Teacher intent had to survive all the way to the student session. That required strict backend contracts and disciplined frontend state orchestration.

2. Hard role separation

We enforced single-role identity (Teacher or Student). It made permissioning safer, but raised the bar for membership and access flows.

3. Multi-layer state sync

Assignments, submissions, and AI feedback had to stay coherent across Supabase, Flask APIs, and Expo client state in near real time.

4. Automation vs pedagogy

Choosing when AI should intervene (auto_idle) versus when students should drive (manual_only) was a product and learning-design challenge, not just an engineering one.

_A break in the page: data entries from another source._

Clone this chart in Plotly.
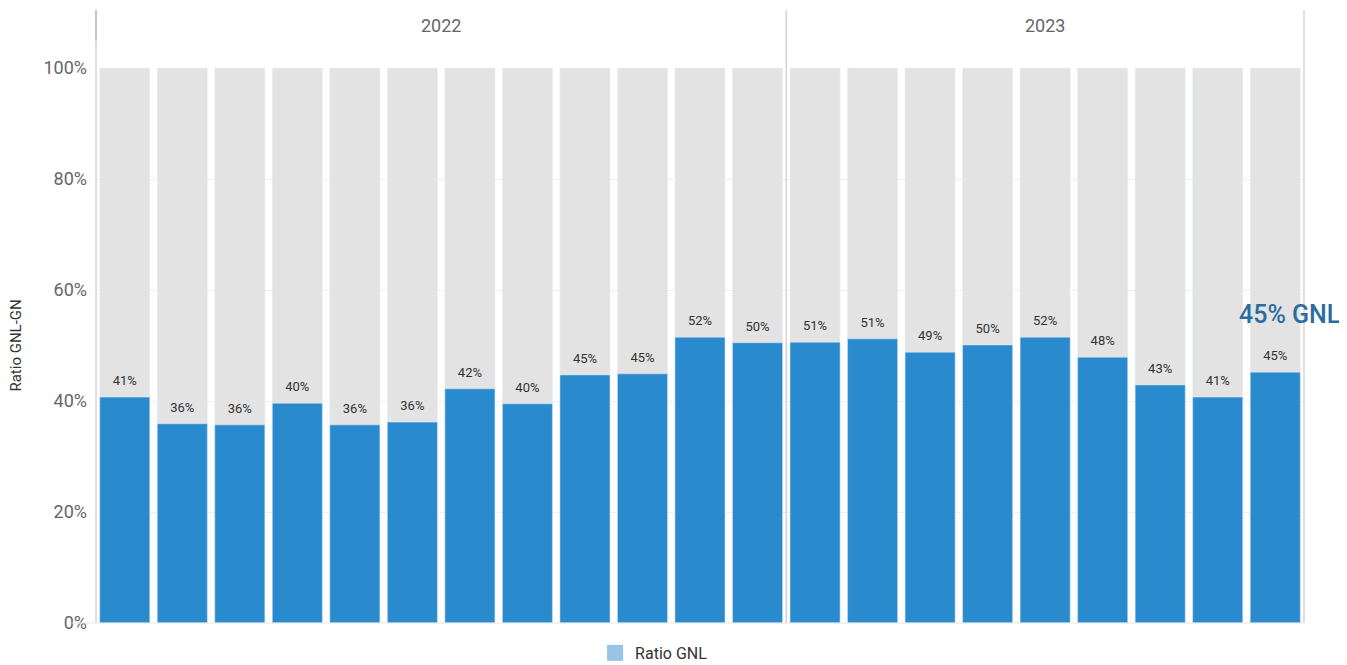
import plotly.graph_objects as go

months = ["2022-01","2022-02","2022-03","2022-04","2022-05","2022-06","2022-07","2022-08","2022-09","2022-10","2022-11","2022-12",
          "2023-01","2023-02","2023-03","2023-04","2023-05","2023-06","2023-07","2023-08","2023-09"]
ratio_gnl = [0.407,0.359,0.357,0.396,0.357,0.362,0.422,0.395,0.447,0.449,0.515,0.505,
             0.506,0.512,0.488,0.501,0.515,0.479,0.429,0.407,0.452]
total = [1.0]*len(months)
years = ["2022","2023"]
year_counts = [12, 9]
y_ticks = [0,0.2,0.4,0.6,0.8,1.0]
y_ticklabels = ["0%","20%","40%","60%","80%","100%"]
callout = "45% GNL"

FONT = "Roboto"
n = len(months)
x = list(range(n))

fig = go.Figure()
fig.add_trace(go.Bar(x=x, y=total, marker_color="#e3e3e3", showlegend=False, hoverinfo="skip"))
fig.add_trace(go.Bar(x=x, y=ratio_gnl, marker_color="#2a8ace", showlegend=False))
fig.add_trace(go.Scatter(x=x, y=ratio_gnl, mode="markers+text", showlegend=False, hoverinfo="skip",
                         marker=dict(size=12, color="rgba(0,0,0,0)"),
                         text=[f"{round(v*100)}%" for v in ratio_gnl], textposition="top center",
                         textfont=dict(size=13, color="#333333", family=FONT), cliponaxis=False))
fig.add_trace(go.Scatter(x=[None], y=[None], mode="markers", name="Ratio GNL",
                         marker=dict(symbol="square", size=20, color="#96c5e6")))

shapes = []
bounds = [0]
for c in year_counts:
    bounds.append(bounds[-1] + c)
for b in bounds:
    xp = b / n
    shapes.append(dict(type="line", xref="paper", yref="paper", x0=xp, x1=xp, y0=0, y1=1.104,
                       line=dict(color="#d4d4d4", width=1.5)))
shapes.append(dict(type="line", xref="paper", yref="paper", x0=0, x1=0, y0=1.05, y1=1.104,
                   line=dict(color="#bdbdbd", width=1.5)))
shapes.append(dict(type="line", xref="paper", yref="paper", x0=-0.02, x1=1, y0=0, y1=0,
                   line=dict(color="#e6e6e6", width=1)))

annotations = []
for i, yr in enumerate(years):
    mid = (bounds[i] + bounds[i+1]) / 2 / n
    annotations.append(dict(text=yr, xref="paper", yref="paper", x=mid, y=1.077, showarrow=False,
                            xanchor="center", yanchor="middle",
                            font=dict(size=18, color="#666666", family=FONT)))
annotations.append(dict(text=callout, xref="x", yref="y", x=n-1+0.25, y=0.556, showarrow=False,
                        xanchor="center", yanchor="middle",
                        font=dict(size=25, color="#2a6c9f", family=FONT, weight=500)))
annotations.append(dict(text="Ratio GNL-GN", xref="paper", yref="paper", x=-0.067, y=0.5,
                        xanchor="center", yanchor="middle", textangle=-90, showarrow=False,
                        font=dict(size=15, color="#333333", family=FONT)))

fig.update_layout(
    width=1339, height=657,
    margin=dict(l=88, r=43, t=60, b=42, autoexpand=False),
    barmode="overlay", bargap=0.13,
    plot_bgcolor="white", paper_bgcolor="white",
    font=dict(family=FONT),
    shapes=shapes, annotations=annotations,
    xaxis=dict(range=[-0.5, n-0.5], showticklabels=False, showgrid=False, zeroline=False,
               fixedrange=True, automargin=False),
    yaxis=dict(range=[0, 1.0], tickvals=y_ticks, ticktext=y_ticklabels, automargin=False,
               tickfont=dict(size=18, color="#666666", family=FONT), ticklabelstandoff=8,
               showgrid=True, gridcolor="#efefef", zeroline=False, ticks="", ticklen=0),
    legend=dict(orientation="h", x=0.462, xanchor="center", xref="paper",
                y=-0.054, yanchor="middle", yref="paper",
                font=dict(size=16, color="#333333", family=FONT)),
    showlegend=True,
)

fig.write_html("out.html")
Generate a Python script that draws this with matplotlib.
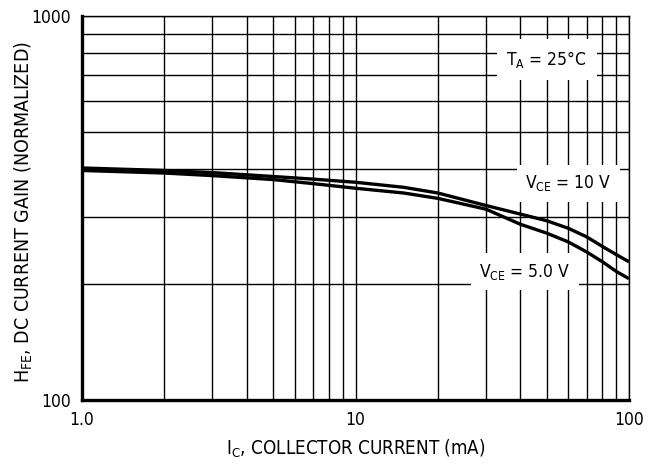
import matplotlib
matplotlib.use('Agg')
import matplotlib.pyplot as plt
from matplotlib.ticker import FixedLocator, NullFormatter, FixedFormatter

plt.rcParams['font.family'] = ['DejaVu Sans']
plt.rcParams['font.stretch'] = 'condensed'
plt.rcParams['mathtext.fontset'] = 'custom'
plt.rcParams['mathtext.rm'] = 'DejaVu Sans:stretch=condensed'

# collector current (mA) and normalized gain
ic = [1, 2, 3, 5, 7, 10, 15, 20, 30, 40, 50, 60, 70, 80, 90, 100]
hfe_vce10 = [402, 396, 391, 382, 376, 369, 358, 346, 321, 305, 293, 280, 266, 251, 239, 229]
hfe_vce5 = [396, 390, 384, 375, 366, 356, 346, 335, 314, 287, 272, 258, 243, 229, 216, 207]

x_ticks = [1, 10, 100]
x_tick_labels = ['1.0', '10', '100']
y_ticks = [100, 1000]
y_tick_labels = ['100', '1000']


def plot():
    fig = plt.figure(figsize=(6.6, 4.68), dpi=100)
    ax = fig.add_axes([82 / 660, 68 / 468, 547 / 660, 384 / 468])

    ax.set_xscale('log')
    ax.set_yscale('log')
    ax.set_xlim(1, 100)
    ax.set_ylim(100, 1000)

    ax.plot(ic, hfe_vce10, color='black', lw=2.4, solid_capstyle='butt', zorder=3)
    ax.plot(ic, hfe_vce5, color='black', lw=2.4, solid_capstyle='butt', zorder=3)

    ax.xaxis.set_major_locator(FixedLocator(x_ticks))
    ax.xaxis.set_major_formatter(FixedFormatter(x_tick_labels))
    ax.yaxis.set_major_locator(FixedLocator(y_ticks))
    ax.yaxis.set_major_formatter(FixedFormatter(y_tick_labels))
    ax.xaxis.set_minor_formatter(NullFormatter())
    ax.yaxis.set_minor_formatter(NullFormatter())
    ax.tick_params(which='both', length=0, labelsize=12.5)
    ax.tick_params(axis='x', pad=8)
    ax.tick_params(axis='y', pad=8)
    ax.grid(True, which='both', color='black', lw=1.0, zorder=1)

    for side in ['left', 'bottom']:
        ax.spines[side].set_linewidth(2.4)
    for side in ['top', 'right']:
        ax.spines[side].set_linewidth(1.0)

    ax.text(50, 770, r'$\mathregular{T_A}$ = 25°C', fontsize=12.5,
            ha='center', va='center', zorder=4,
            bbox=dict(facecolor='white', edgecolor='none', pad=7))
    ax.text(60, 367, r'$\mathregular{V_{CE}}$ = 10 V', fontsize=12.5,
            ha='center', va='center', zorder=4,
            bbox=dict(facecolor='white', edgecolor='none', pad=6))
    ax.text(41.5, 216, r'$\mathregular{V_{CE}}$ = 5.0 V', fontsize=12.5,
            ha='center', va='center', zorder=4,
            bbox=dict(facecolor='white', edgecolor='none', pad=6))

    ax.set_xlabel(r'$\mathregular{I_C}$, COLLECTOR CURRENT (mA)', fontsize=13.5)
    ax.set_ylabel(r'$\mathregular{H_{FE}}$, DC CURRENT GAIN (NORMALIZED)', fontsize=14)
    ax.xaxis.label.set_va('center')
    ax.yaxis.label.set_va('center')
    ax.xaxis.set_label_coords(0.5, -0.128)
    ax.yaxis.set_label_coords(-0.106, 0.49)

    fig.savefig('out.png', dpi=100, facecolor='white')


plot()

Accomplishments We’re Proud Of

  • AI-assisted handwritten note completion inside the student canvas, so students can keep working without losing momentum
  • AI mistake localization with red-dot markers and suggestion captions that pinpoint exactly where an error occurs for instant correction and review Symmetric architecture that scales without chaos
  • Teacher-governed, config-driven student runtime
  • Fully gated endpoints with role-based access control
  • AI mistake analysis embedded directly in the workflow
  • Repeatable end-to-end classroom demo path
  • Supabase migrations that cleanly separate teacher/student concerns

Most importantly: Veridian behaves like infrastructure, not a prototype.


What We Learned

  • AI in classrooms must be policy-driven, not always-on.
  • Mistake analysis is strongest inside the workflow, not after the fact.
  • Architectural symmetry lowers team cognitive load and speeds iteration.
  • Strong backend contracts prevent frontend state blowups.
  • In education, teacher trust is the adoption curve.

What’s Next For Veridian

  • Longitudinal mistake trajectories across assignments
  • Teacher-side misconception heatmaps
  • Adaptive assignment branching based on error patterns
  • Fine-grained error distribution analytics
  • Agentic reasoning over a student’s full historical mistake profile
  • Institutional deployment model for district and campus rollout

Our long-term vision:

Veridian becomes the mistake intelligence layer for modern classrooms.